* BRIEF *
Your task is to give the listing below back word for word, pictures excluded.

## Start SOURCE DATA

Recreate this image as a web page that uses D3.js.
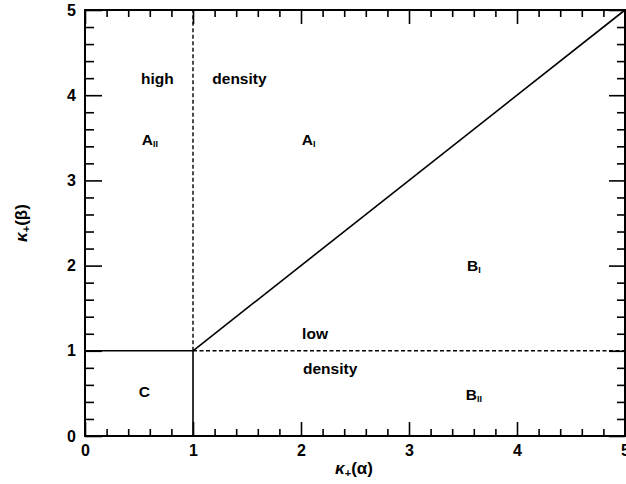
<!DOCTYPE html>
<html><head><meta charset="utf-8">
<script src="https://cdn.jsdelivr.net/npm/d3@7"></script>
<style>
body{margin:0;background:#fff}
svg{display:block}
text{font-family:"Liberation Sans",Arial,Helvetica,sans-serif;fill:#000}
</style></head><body>
<svg id="c" width="626" height="484"></svg>
<script>
const majorTicks = [0,1,2,3,4,5];
const minorTicks = [0.2,0.4,0.6,0.8,1.2,1.4,1.6,1.8,2.2,2.4,2.6,2.8,3.2,3.4,3.6,3.8,4.2,4.4,4.6,4.8];
const solidLines = [ [[0,1],[1,1]], [[1,0],[1,1]], [[1,1],[5,5]] ];
const dashedLines = [ [[1,1],[1,5]], [[1,1],[5,1]] ];
const regionLabels = [
  {text:"high", sub:"", x:0.67, y:4.18},
  {text:"density", sub:"", x:1.43, y:4.18},
  {text:"A", sub:"II", x:0.6, y:3.46},
  {text:"A", sub:"I", x:2.07, y:3.46},
  {text:"B", sub:"I", x:3.6, y:1.98},
  {text:"low", sub:"", x:2.13, y:1.18},
  {text:"density", sub:"", x:2.27, y:0.77},
  {text:"B", sub:"II", x:3.6, y:0.47},
  {text:"C", sub:"", x:0.55, y:0.5}
];

const svg = d3.select("#c");
const x = d3.scaleLinear().domain([0,5]).range([85,625]);
const y = d3.scaleLinear().domain([0,5]).range([436,10]);

function styleAxis(g){
  g.select(".domain").remove();
  g.selectAll("line").attr("stroke","#000").attr("stroke-width",1.6);
  g.selectAll("text").attr("font-size",16).attr("font-weight","bold").attr("fill","#000");
}
// bottom
svg.append("g").attr("transform",`translate(0,${y(0)})`)
  .call(d3.axisBottom(x).tickValues(majorTicks).tickSize(-14).tickPadding(9).tickFormat(d3.format("d"))).call(styleAxis);
svg.append("g").attr("transform",`translate(0,${y(0)})`)
  .call(d3.axisBottom(x).tickValues(minorTicks).tickSize(-7).tickFormat("")).call(styleAxis);
// top
svg.append("g").attr("transform",`translate(0,${y(5)})`)
  .call(d3.axisTop(x).tickValues(majorTicks).tickSize(-14).tickFormat("")).call(styleAxis);
svg.append("g").attr("transform",`translate(0,${y(5)})`)
  .call(d3.axisTop(x).tickValues(minorTicks).tickSize(-7).tickFormat("")).call(styleAxis);
// left
svg.append("g").attr("transform",`translate(${x(0)},0)`)
  .call(d3.axisLeft(y).tickValues(majorTicks).tickSize(-17).tickPadding(9).tickFormat(d3.format("d"))).call(styleAxis);
svg.append("g").attr("transform",`translate(${x(0)},0)`)
  .call(d3.axisLeft(y).tickValues(minorTicks).tickSize(-9).tickFormat("")).call(styleAxis);
// right
svg.append("g").attr("transform",`translate(${x(5)},0)`)
  .call(d3.axisRight(y).tickValues(majorTicks).tickSize(-16).tickFormat("")).call(styleAxis);
svg.append("g").attr("transform",`translate(${x(5)},0)`)
  .call(d3.axisRight(y).tickValues(minorTicks).tickSize(-8).tickFormat("")).call(styleAxis);

// frame
svg.append("rect").attr("x",x(0)).attr("y",y(5)).attr("width",x(5)-x(0)).attr("height",y(0)-y(5))
  .attr("fill","none").attr("stroke","#000").attr("stroke-width",2);

const line = d3.line().x(d=>x(d[0])).y(d=>y(d[1]));
svg.selectAll("path.solid").data(solidLines).enter().append("path").attr("class","solid")
  .attr("d",line).attr("fill","none").attr("stroke","#000").attr("stroke-width",1.6);
svg.selectAll("path.dash").data(dashedLines).enter().append("path").attr("class","dash")
  .attr("d",line).attr("fill","none").attr("stroke","#000").attr("stroke-width",1.4).attr("stroke-dasharray","4,2.5");

const lbl = svg.selectAll("text.reg").data(regionLabels).enter().append("text").attr("class","reg")
  .attr("x",d=>x(d.x)).attr("y",d=>y(d.y)).attr("text-anchor","middle").attr("dominant-baseline","middle")
  .attr("font-size",15.5).attr("font-weight","bold");
lbl.append("tspan").text(d=>d.text);
lbl.filter(d=>d.sub).append("tspan").attr("font-size",9).attr("dy",4).text(d=>d.sub);

// axis titles
const xt = svg.append("text").attr("x",354).attr("y",474).attr("text-anchor","middle")
  .attr("font-size",17).attr("font-weight","bold");
xt.append("tspan").attr("font-style","italic").text("κ");
xt.append("tspan").attr("font-size",11).attr("dy",3).text("+");
xt.append("tspan").attr("dy",-3).text("(α)");
const yt = svg.append("text").attr("transform","translate(27,223) rotate(-90)").attr("text-anchor","middle")
  .attr("font-size",17).attr("font-weight","bold");
yt.append("tspan").attr("font-style","italic").text("κ");
yt.append("tspan").attr("font-size",11).attr("dy",3).text("+");
yt.append("tspan").attr("dy",-3).text("(β)");
</script></body></html>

## End SOURCE DATA

* RESULT FOR THIS TASK *
Recreate this image as a web page that uses D3.js.
<!DOCTYPE html>
<html><head><meta charset="utf-8">
<script src="https://cdn.jsdelivr.net/npm/d3@7"></script>
<style>
body{margin:0;background:#fff}
svg{display:block}
text{font-family:"Liberation Sans",Arial,Helvetica,sans-serif;fill:#000}
</style></head><body>
<svg id="c" width="626" height="484"></svg>
<script>
const majorTicks = [0,1,2,3,4,5];
const minorTicks = [0.2,0.4,0.6,0.8,1.2,1.4,1.6,1.8,2.2,2.4,2.6,2.8,3.2,3.4,3.6,3.8,4.2,4.4,4.6,4.8];
const solidLines = [ [[0,1],[1,1]], [[1,0],[1,1]], [[1,1],[5,5]] ];
const dashedLines = [ [[1,1],[1,5]], [[1,1],[5,1]] ];
const regionLabels = [
  {text:"high", sub:"", x:0.67, y:4.18},
  {text:"density", sub:"", x:1.43, y:4.18},
  {text:"A", sub:"II", x:0.6, y:3.46},
  {text:"A", sub:"I", x:2.07, y:3.46},
  {text:"B", sub:"I", x:3.6, y:1.98},
  {text:"low", sub:"", x:2.13, y:1.18},
  {text:"density", sub:"", x:2.27, y:0.77},
  {text:"B", sub:"II", x:3.6, y:0.47},
  {text:"C", sub:"", x:0.55, y:0.5}
];

const svg = d3.select("#c");
const x = d3.scaleLinear().domain([0,5]).range([85,625]);
const y = d3.scaleLinear().domain([0,5]).range([436,10]);

function styleAxis(g){
  g.select(".domain").remove();
  g.selectAll("line").attr("stroke","#000").attr("stroke-width",1.6);
  g.selectAll("text").attr("font-size",16).attr("font-weight","bold").attr("fill","#000");
}
// bottom
svg.append("g").attr("transform",`translate(0,${y(0)})`)
  .call(d3.axisBottom(x).tickValues(majorTicks).tickSize(-14).tickPadding(9).tickFormat(d3.format("d"))).call(styleAxis);
svg.append("g").attr("transform",`translate(0,${y(0)})`)
  .call(d3.axisBottom(x).tickValues(minorTicks).tickSize(-7).tickFormat("")).call(styleAxis);
// top
svg.append("g").attr("transform",`translate(0,${y(5)})`)
  .call(d3.axisTop(x).tickValues(majorTicks).tickSize(-14).tickFormat("")).call(styleAxis);
svg.append("g").attr("transform",`translate(0,${y(5)})`)
  .call(d3.axisTop(x).tickValues(minorTicks).tickSize(-7).tickFormat("")).call(styleAxis);
// left
svg.append("g").attr("transform",`translate(${x(0)},0)`)
  .call(d3.axisLeft(y).tickValues(majorTicks).tickSize(-17).tickPadding(9).tickFormat(d3.format("d"))).call(styleAxis);
svg.append("g").attr("transform",`translate(${x(0)},0)`)
  .call(d3.axisLeft(y).tickValues(minorTicks).tickSize(-9).tickFormat("")).call(styleAxis);
// right
svg.append("g").attr("transform",`translate(${x(5)},0)`)
  .call(d3.axisRight(y).tickValues(majorTicks).tickSize(-16).tickFormat("")).call(styleAxis);
svg.append("g").attr("transform",`translate(${x(5)},0)`)
  .call(d3.axisRight(y).tickValues(minorTicks).tickSize(-8).tickFormat("")).call(styleAxis);

// frame
svg.append("rect").attr("x",x(0)).attr("y",y(5)).attr("width",x(5)-x(0)).attr("height",y(0)-y(5))
  .attr("fill","none").attr("stroke","#000").attr("stroke-width",2);

const line = d3.line().x(d=>x(d[0])).y(d=>y(d[1]));
svg.selectAll("path.solid").data(solidLines).enter().append("path").attr("class","solid")
  .attr("d",line).attr("fill","none").attr("stroke","#000").attr("stroke-width",1.6);
svg.selectAll("path.dash").data(dashedLines).enter().append("path").attr("class","dash")
  .attr("d",line).attr("fill","none").attr("stroke","#000").attr("stroke-width",1.4).attr("stroke-dasharray","4,2.5");

const lbl = svg.selectAll("text.reg").data(regionLabels).enter().append("text").attr("class","reg")
  .attr("x",d=>x(d.x)).attr("y",d=>y(d.y)).attr("text-anchor","middle").attr("dominant-baseline","middle")
  .attr("font-size",15.5).attr("font-weight","bold");
lbl.append("tspan").text(d=>d.text);
lbl.filter(d=>d.sub).append("tspan").attr("font-size",9).attr("dy",4).text(d=>d.sub);

// axis titles
const xt = svg.append("text").attr("x",354).attr("y",474).attr("text-anchor","middle")
  .attr("font-size",17).attr("font-weight","bold");
xt.append("tspan").attr("font-style","italic").text("κ");
xt.append("tspan").attr("font-size",11).attr("dy",3).text("+");
xt.append("tspan").attr("dy",-3).text("(α)");
const yt = svg.append("text").attr("transform","translate(27,223) rotate(-90)").attr("text-anchor","middle")
  .attr("font-size",17).attr("font-weight","bold");
yt.append("tspan").attr("font-style","italic").text("κ");
yt.append("tspan").attr("font-size",11).attr("dy",3).text("+");
yt.append("tspan").attr("dy",-3).text("(β)");
</script></body></html>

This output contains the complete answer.